## Brief
Using the data below, repeat all of it precisely.

>> Begin Records for the task

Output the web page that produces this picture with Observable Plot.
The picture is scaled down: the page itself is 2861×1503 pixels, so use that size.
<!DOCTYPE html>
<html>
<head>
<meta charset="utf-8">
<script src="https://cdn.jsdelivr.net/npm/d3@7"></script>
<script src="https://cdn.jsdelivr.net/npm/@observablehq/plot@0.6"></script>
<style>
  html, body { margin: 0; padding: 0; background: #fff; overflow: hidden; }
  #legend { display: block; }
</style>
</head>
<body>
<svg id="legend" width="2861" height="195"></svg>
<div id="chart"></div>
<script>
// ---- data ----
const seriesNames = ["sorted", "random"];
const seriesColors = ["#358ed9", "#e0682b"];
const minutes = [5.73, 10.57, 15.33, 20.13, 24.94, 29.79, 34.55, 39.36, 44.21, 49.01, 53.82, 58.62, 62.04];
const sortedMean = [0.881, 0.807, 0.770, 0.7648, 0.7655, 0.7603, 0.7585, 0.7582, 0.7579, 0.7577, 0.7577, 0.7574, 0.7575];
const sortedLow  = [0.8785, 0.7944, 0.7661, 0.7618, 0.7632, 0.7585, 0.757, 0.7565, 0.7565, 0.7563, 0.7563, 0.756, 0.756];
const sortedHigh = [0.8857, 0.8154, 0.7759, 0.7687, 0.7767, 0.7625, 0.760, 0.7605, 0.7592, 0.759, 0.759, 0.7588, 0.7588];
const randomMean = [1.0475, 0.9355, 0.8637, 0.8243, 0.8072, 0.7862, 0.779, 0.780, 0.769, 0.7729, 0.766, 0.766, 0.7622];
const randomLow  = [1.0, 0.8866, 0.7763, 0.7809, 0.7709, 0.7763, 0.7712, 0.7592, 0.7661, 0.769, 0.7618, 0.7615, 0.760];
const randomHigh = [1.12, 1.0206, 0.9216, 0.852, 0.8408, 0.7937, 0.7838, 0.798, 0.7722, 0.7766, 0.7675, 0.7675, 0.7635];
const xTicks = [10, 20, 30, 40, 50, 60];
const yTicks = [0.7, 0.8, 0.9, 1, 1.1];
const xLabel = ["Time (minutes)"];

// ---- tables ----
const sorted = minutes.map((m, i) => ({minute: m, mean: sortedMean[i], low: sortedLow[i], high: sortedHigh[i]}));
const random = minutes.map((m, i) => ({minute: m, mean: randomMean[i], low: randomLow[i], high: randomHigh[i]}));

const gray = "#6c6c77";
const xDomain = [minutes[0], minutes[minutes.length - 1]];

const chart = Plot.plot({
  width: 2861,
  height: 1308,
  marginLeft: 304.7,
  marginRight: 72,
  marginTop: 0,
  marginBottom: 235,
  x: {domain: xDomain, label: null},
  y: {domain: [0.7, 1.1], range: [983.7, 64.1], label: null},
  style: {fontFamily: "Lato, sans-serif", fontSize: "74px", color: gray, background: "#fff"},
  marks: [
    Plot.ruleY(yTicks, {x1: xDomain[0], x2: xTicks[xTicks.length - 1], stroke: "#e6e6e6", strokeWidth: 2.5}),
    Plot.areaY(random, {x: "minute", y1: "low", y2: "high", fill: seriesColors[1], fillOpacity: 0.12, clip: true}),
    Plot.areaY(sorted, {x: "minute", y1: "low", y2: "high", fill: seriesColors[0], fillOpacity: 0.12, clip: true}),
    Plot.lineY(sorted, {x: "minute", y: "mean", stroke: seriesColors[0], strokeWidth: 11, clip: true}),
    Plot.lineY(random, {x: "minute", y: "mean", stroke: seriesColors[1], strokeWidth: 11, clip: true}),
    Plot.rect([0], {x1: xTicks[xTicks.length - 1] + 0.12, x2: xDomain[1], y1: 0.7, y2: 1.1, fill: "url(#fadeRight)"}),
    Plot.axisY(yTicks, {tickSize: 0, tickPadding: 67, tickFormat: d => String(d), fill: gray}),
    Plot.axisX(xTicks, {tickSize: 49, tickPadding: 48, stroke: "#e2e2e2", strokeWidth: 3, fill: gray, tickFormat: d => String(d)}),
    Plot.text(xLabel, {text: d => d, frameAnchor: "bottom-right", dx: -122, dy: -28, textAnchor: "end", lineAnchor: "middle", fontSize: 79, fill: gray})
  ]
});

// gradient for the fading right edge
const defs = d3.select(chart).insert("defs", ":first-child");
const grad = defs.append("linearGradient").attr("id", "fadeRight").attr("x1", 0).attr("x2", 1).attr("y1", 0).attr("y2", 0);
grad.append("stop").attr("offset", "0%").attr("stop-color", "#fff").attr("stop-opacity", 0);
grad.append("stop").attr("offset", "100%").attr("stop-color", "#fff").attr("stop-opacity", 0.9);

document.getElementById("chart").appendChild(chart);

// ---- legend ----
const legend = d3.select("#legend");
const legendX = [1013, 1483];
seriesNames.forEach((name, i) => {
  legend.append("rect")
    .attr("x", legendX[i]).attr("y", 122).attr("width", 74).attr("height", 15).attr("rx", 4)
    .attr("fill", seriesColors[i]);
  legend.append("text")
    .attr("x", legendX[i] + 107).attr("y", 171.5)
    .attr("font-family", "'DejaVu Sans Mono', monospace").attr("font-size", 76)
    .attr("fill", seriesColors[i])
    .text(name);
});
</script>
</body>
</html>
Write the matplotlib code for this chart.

>> End Records for the task

## Solved exercise
Output the web page that produces this picture with Observable Plot.
The picture is scaled down: the page itself is 2861×1503 pixels, so use that size.
<!DOCTYPE html>
<html>
<head>
<meta charset="utf-8">
<script src="https://cdn.jsdelivr.net/npm/d3@7"></script>
<script src="https://cdn.jsdelivr.net/npm/@observablehq/plot@0.6"></script>
<style>
  html, body { margin: 0; padding: 0; background: #fff; overflow: hidden; }
  #legend { display: block; }
</style>
</head>
<body>
<svg id="legend" width="2861" height="195"></svg>
<div id="chart"></div>
<script>
// ---- data ----
const seriesNames = ["sorted", "random"];
const seriesColors = ["#358ed9", "#e0682b"];
const minutes = [5.73, 10.57, 15.33, 20.13, 24.94, 29.79, 34.55, 39.36, 44.21, 49.01, 53.82, 58.62, 62.04];
const sortedMean = [0.881, 0.807, 0.770, 0.7648, 0.7655, 0.7603, 0.7585, 0.7582, 0.7579, 0.7577, 0.7577, 0.7574, 0.7575];
const sortedLow  = [0.8785, 0.7944, 0.7661, 0.7618, 0.7632, 0.7585, 0.757, 0.7565, 0.7565, 0.7563, 0.7563, 0.756, 0.756];
const sortedHigh = [0.8857, 0.8154, 0.7759, 0.7687, 0.7767, 0.7625, 0.760, 0.7605, 0.7592, 0.759, 0.759, 0.7588, 0.7588];
const randomMean = [1.0475, 0.9355, 0.8637, 0.8243, 0.8072, 0.7862, 0.779, 0.780, 0.769, 0.7729, 0.766, 0.766, 0.7622];
const randomLow  = [1.0, 0.8866, 0.7763, 0.7809, 0.7709, 0.7763, 0.7712, 0.7592, 0.7661, 0.769, 0.7618, 0.7615, 0.760];
const randomHigh = [1.12, 1.0206, 0.9216, 0.852, 0.8408, 0.7937, 0.7838, 0.798, 0.7722, 0.7766, 0.7675, 0.7675, 0.7635];
const xTicks = [10, 20, 30, 40, 50, 60];
const yTicks = [0.7, 0.8, 0.9, 1, 1.1];
const xLabel = ["Time (minutes)"];

// ---- tables ----
const sorted = minutes.map((m, i) => ({minute: m, mean: sortedMean[i], low: sortedLow[i], high: sortedHigh[i]}));
const random = minutes.map((m, i) => ({minute: m, mean: randomMean[i], low: randomLow[i], high: randomHigh[i]}));

const gray = "#6c6c77";
const xDomain = [minutes[0], minutes[minutes.length - 1]];

const chart = Plot.plot({
  width: 2861,
  height: 1308,
  marginLeft: 304.7,
  marginRight: 72,
  marginTop: 0,
  marginBottom: 235,
  x: {domain: xDomain, label: null},
  y: {domain: [0.7, 1.1], range: [983.7, 64.1], label: null},
  style: {fontFamily: "Lato, sans-serif", fontSize: "74px", color: gray, background: "#fff"},
  marks: [
    Plot.ruleY(yTicks, {x1: xDomain[0], x2: xTicks[xTicks.length - 1], stroke: "#e6e6e6", strokeWidth: 2.5}),
    Plot.areaY(random, {x: "minute", y1: "low", y2: "high", fill: seriesColors[1], fillOpacity: 0.12, clip: true}),
    Plot.areaY(sorted, {x: "minute", y1: "low", y2: "high", fill: seriesColors[0], fillOpacity: 0.12, clip: true}),
    Plot.lineY(sorted, {x: "minute", y: "mean", stroke: seriesColors[0], strokeWidth: 11, clip: true}),
    Plot.lineY(random, {x: "minute", y: "mean", stroke: seriesColors[1], strokeWidth: 11, clip: true}),
    Plot.rect([0], {x1: xTicks[xTicks.length - 1] + 0.12, x2: xDomain[1], y1: 0.7, y2: 1.1, fill: "url(#fadeRight)"}),
    Plot.axisY(yTicks, {tickSize: 0, tickPadding: 67, tickFormat: d => String(d), fill: gray}),
    Plot.axisX(xTicks, {tickSize: 49, tickPadding: 48, stroke: "#e2e2e2", strokeWidth: 3, fill: gray, tickFormat: d => String(d)}),
    Plot.text(xLabel, {text: d => d, frameAnchor: "bottom-right", dx: -122, dy: -28, textAnchor: "end", lineAnchor: "middle", fontSize: 79, fill: gray})
  ]
});

// gradient for the fading right edge
const defs = d3.select(chart).insert("defs", ":first-child");
const grad = defs.append("linearGradient").attr("id", "fadeRight").attr("x1", 0).attr("x2", 1).attr("y1", 0).attr("y2", 0);
grad.append("stop").attr("offset", "0%").attr("stop-color", "#fff").attr("stop-opacity", 0);
grad.append("stop").attr("offset", "100%").attr("stop-color", "#fff").attr("stop-opacity", 0.9);

document.getElementById("chart").appendChild(chart);

// ---- legend ----
const legend = d3.select("#legend");
const legendX = [1013, 1483];
seriesNames.forEach((name, i) => {
  legend.append("rect")
    .attr("x", legendX[i]).attr("y", 122).attr("width", 74).attr("height", 15).attr("rx", 4)
    .attr("fill", seriesColors[i]);
  legend.append("text")
    .attr("x", legendX[i] + 107).attr("y", 171.5)
    .attr("font-family", "'DejaVu Sans Mono', monospace").attr("font-size", 76)
    .attr("fill", seriesColors[i])
    .text(name);
});
</script>
</body>
</html>
Write the matplotlib code for this chart.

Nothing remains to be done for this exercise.